Slow the Spread by Sole and Tread!

Wisconsin’s Best Management Practices for Invasive Species

Thomas Boos- WDNR Forestry Invasive Plant Coordinator

You may be a forester, arborist, landscaper, utility worker, hunt, bird watch, bike, hike or drive an all-terrain vehicle.   It doesn’t matter, whether walking or riding through city parks or remote natural areas, you may be unknowingly collecting the seeds of invasive plants, insects or diseases on your footwear and vehicle tires. They can then be transferred to wherever your feet and vehicle go.
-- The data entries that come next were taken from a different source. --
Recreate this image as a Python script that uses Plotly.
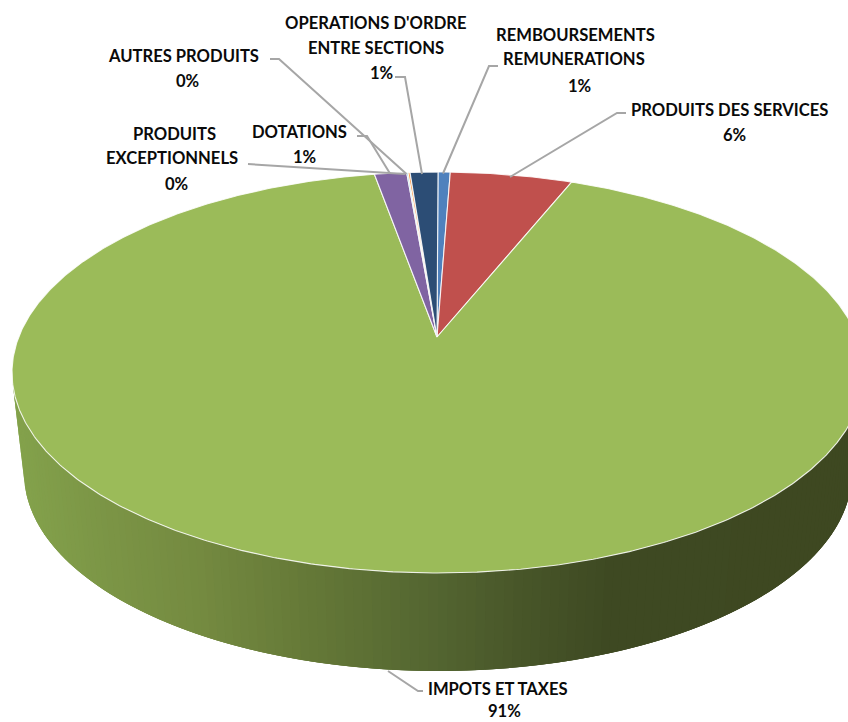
import numpy as np
import plotly.graph_objects as go

# ---- data (percent of total, clockwise from 12 o'clock) ----
categories = ["REMBOURSEMENTS REMUNERATIONS", "PRODUITS DES SERVICES", "IMPOTS ET TAXES",
              "DOTATIONS", "PRODUITS EXCEPTIONNELS", "AUTRES PRODUITS",
              "OPERATIONS D'ORDRE ENTRE SECTIONS"]
values = [0.55, 5.5, 91.1, 1.45, 0.06, 0.09, 1.25]
colors = ["#4F81BD", "#C0504D", "#9BBB59", "#8064A2", "#4BACC6", "#F79646", "#2C4D75"]

# ---- geometry of the drawing (pixels) ----
W, H = 848, 722
CX, CY, RX, RY = 438.0, 372.5, 426.0, 200.5      # top ellipse
BCX, BCY, BRX, BRY = 438.0, 473.0, 414.0, 198.0  # bottom ellipse
APEX_Y = 337.0
A = (APEX_Y - CY) / RY


def rim(theta):
    """Perspective projection of a point on the pie's rim (theta clockwise from top)."""
    X, Y = np.sin(theta), -np.cos(theta)
    d = 1 + A * Y
    return CX + RX * X * np.sqrt(1 - A * A) / d, CY + RY * (Y + A) / d


fig = go.Figure()

# side wall with horizontal gradient (each strip overlaps the next to avoid seams)
stops_x = [12, 100, 200, 300, 430, 520, 610, 848]
stops_c = [(132, 163, 76), (124, 150, 70), (116, 138, 64), (102, 122, 56), (84, 102, 49), (72, 86, 41), (62, 73, 34), (62, 72, 33)]
ts = np.linspace(np.pi, 0, 141)
for i in range(len(ts) - 1):
    tt = ts[i:i + 4]
    xt, yt = CX + RX * np.cos(tt), CY + RY * np.sin(tt)
    xb, yb = BCX + BRX * np.cos(tt), BCY + BRY * np.sin(tt)
    xm = (xt[:2].mean() + xb[:2].mean()) / 2
    c = [int(round(np.interp(xm, stops_x, [s[j] for s in stops_c]))) for j in range(3)]
    col = f"rgb({c[0]},{c[1]},{c[2]})"
    fig.add_trace(go.Scatter(x=np.r_[xt, xb[::-1], xt[0]], y=np.r_[yt, yb[::-1], yt[0]],
                             mode="lines", fill="toself", fillcolor=col, line=dict(width=0),
                             hoverinfo="skip", showlegend=False))

# top face slices
edges = np.cumsum([0] + values) / sum(values) * 2 * np.pi
for name, v, col, a0, a1 in zip(categories, values, colors, edges[:-1], edges[1:]):
    th = np.linspace(a0, a1, max(3, int(v * 8)))
    rx_, ry_ = rim(th)
    fig.add_trace(go.Scatter(x=np.r_[CX - 1, rx_, CX - 1], y=np.r_[APEX_Y, ry_, APEX_Y], mode="lines",
                             fill="toself", fillcolor=col, line=dict(color="rgba(255,255,255,0.85)", width=1.1),
                             name=name, hoverinfo="name", showlegend=False))

# leader lines
leaders = [
    ([270, 279, 406.5], [59, 59, 174]),
    ([395, 405, 422], [77, 77, 174]),
    ([498, 489, 443], [66, 66, 173.5]),
    ([357, 367, 390], [136, 136, 173.5]),
    ([248, 405], [164, 174]),
    ([626, 617, 510], [113, 113, 177]),
    ([388, 418, 423], [671, 691, 691]),
]
for lx, ly in leaders:
    fig.add_trace(go.Scatter(x=lx, y=ly, mode="lines", line=dict(color="#A6A6A6", width=2),
                             hoverinfo="skip", showlegend=False))

# labels: (text, x, y centres)
pct = [f"{v:.0f}%" for v in values]
label_lines = [
    ("REMBOURSEMENTS", 575, 35), ("REMUNERATIONS", 574, 59), (pct[0], 579, 86),
    ("PRODUITS DES SERVICES", 729, 110), (pct[1], 734, 135),
    ("IMPOTS ET TAXES", 498, 689), (pct[2], 504, 711),
    ("DOTATIONS", 299, 132), (pct[3], 304, 157),
    ("PRODUITS", 174, 134), ("EXCEPTIONNELS", 172, 158), (pct[4], 176, 184),
    ("AUTRES PRODUITS", 183, 56), (pct[5], 187, 81),
    ("OPERATIONS D'ORDRE", 376, 23), ("ENTRE SECTIONS", 376, 48), (pct[6], 381, 73),
]
for txt, x, y in label_lines:
    fig.add_annotation(x=x, y=y, text=f"<b>{txt}</b>", showarrow=False, xanchor="center", yanchor="middle",
                       font=dict(family="Lato", size=16.6, color="#0a0a0a"))

fig.update_layout(width=W, height=H, margin=dict(l=0, r=0, t=0, b=0), paper_bgcolor="white",
                  plot_bgcolor="white", showlegend=False,
                  xaxis=dict(range=[0, W], visible=False, fixedrange=True),
                  yaxis=dict(range=[H, 0], visible=False, fixedrange=True))
fig.write_html("out.html", post_script="document.body.style.margin='0';", config={"displayModeBar": False})
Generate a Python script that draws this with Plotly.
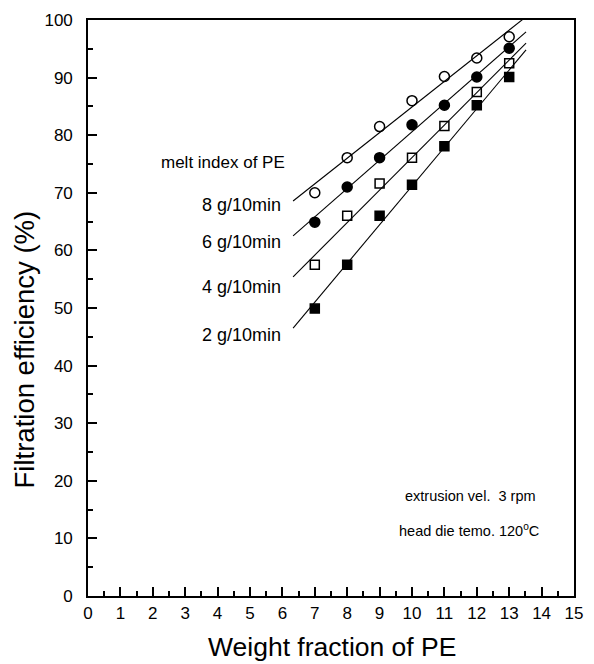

To avoid transporting terrestrial invasive species:

  • Keep a small, stiff-bristled brush in your vehicle, home and/or backpack. Before traveling through natural areas, inspect and brush your footwear clean of caked-on soil and seeds. A small screwdriver may be handy for prying mud from deep treads. This should also be done during the course of a hike if you knowingly walk through an area of heavy invasive species infestation.
  • Many nature preserves in Wisconsin are installing ‘boot brush stations’ at entry points. Read the informational signs and use the boot brush!
  • Regularly inspect and remove caked-on soil and seeds from vehicle tires after off-road travel. Spray tires down with high-pressure water or at least use a broom to brush off loose debris.

Wisconsin faces an onslaught of invasive species from other regions and countries. These non-native plants, animals and pathogens displace native species, disrupt ecosystems, and harm recreational activities such as fishing, boating and hiking. They also damage commercial, agricultural, and water resources.

Because they lack the predators and competitors they faced in their homelands, invasive species can spread rapidly and aggressively. Controlling invasive species is difficult and costly and getting rid of them is sometimes unlikely. People play a major role in spreading invasive species; but can also help keep them from spreading!

In 2006, the Wisconsin Council on Forestry identified invasive species as the largest threat facing our natural lands and subsequently formed the Forest Invasives Leadership Team (FILT) to initiate the development of voluntary Best Management Practices (BMPs) for Invasive Species.  As a result, four BMP tracks were created to address the issue of invasive species in Wisconsin’s forests, including: Forestry BMPs, Recreation BMPs, Urban Forestry BMPs, and Transportation and Utility Rights-of-Way BMPs.

To address each track, four Advisory Committees were formed with over 75 individuals representing the forest industry, urban environments, utilities, recreation organizations, agencies, and environmental groups to develop the Best Management Practices to limit the further spread and introduction of invasive plants, invertebrates, and diseases.

The overall goal of the BMP Advisory Committees has been to develop a broad set of voluntary practices to increase awareness of invasive species by individual user groups and identify how their behavior can minimize the further introduction and spread of invasive species.

Although the specific language may change, the message should remain the same.  Our goal has been to develop a set of guidelines that address issues common to all outdoor activities whether harvesting a timber stand, mowing a right-of-way, pruning a boulevard tree, or hiking through a state park we can all Slow the Spread by Sole and Tread!